Spitzer Mid-Infrared Observations of Seven Bipolar Planetary Nebulae

TL;DR

This study uses Spitzer Space Telescope data to analyze the mid-infrared structures of seven bipolar planetary nebulae, revealing extended emission, PAH features, and ring-like structures, advancing understanding of their composition and morphology.

Contribution

First detailed mid-infrared imaging and spectroscopy of seven bipolar planetary nebulae, highlighting PAH emission and structural features beyond previous optical studies.

Findings

Extended MIR emission at longer wavelengths

Flux ratios indicating PAH and dust contributions

Evidence of ring-like structures in NGC 2346

Abstract

We have investigated the mid-infrared (MIR) and visual structures of seven bipolar planetary nebulae (BPNe), using imaging and spectroscopy acquired using the Spitzer Space Telescope (SST), and the Observatorio Astronomico Nacional in Mexico.

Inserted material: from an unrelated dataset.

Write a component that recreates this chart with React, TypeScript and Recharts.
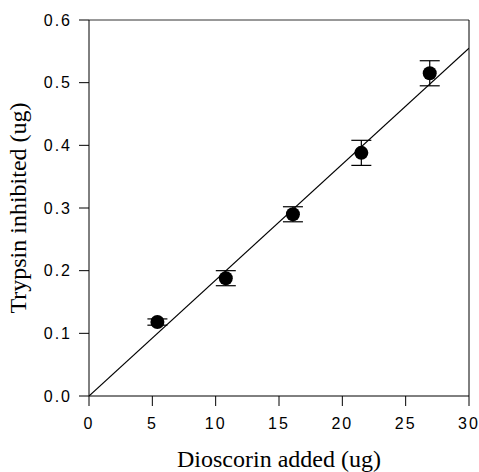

The results show that the sources are more extended towards longer MIR wavelengths, as well as having higher levels of surface brightness in the 5.8 and 8.0 microns bands. It is also noted that the 5.8/4.5 and 8.0/4.5 microns flux ratios increase with increasing distance from the nuclei of the sources. All of these latter trends may be attributable to emission by polycyclic aromatic hydrocarbons (PAHs) and/or warm dust continua within circum-nebular photo-dissociation regions (PDRs). A corresponding decrease in the flux ratios 8.0/5.8 microns may, by contrast, arise due to changes in the properties of the PAH emitting grains. We note evidence for possible 8.0 microns ring-like structures in the envelope of NGC 2346, located in a region beyond the minor axis limits of the ionized envelope. An analysis of the inner two rings shows that whilst they have higher surface brightnesses at longer MIR wavelengths, they are relatively stronger (compared to underlying emission) at 3.6 and 4.5 microns. There is also evidence for point reflection symmetry along the major axis of the outflow.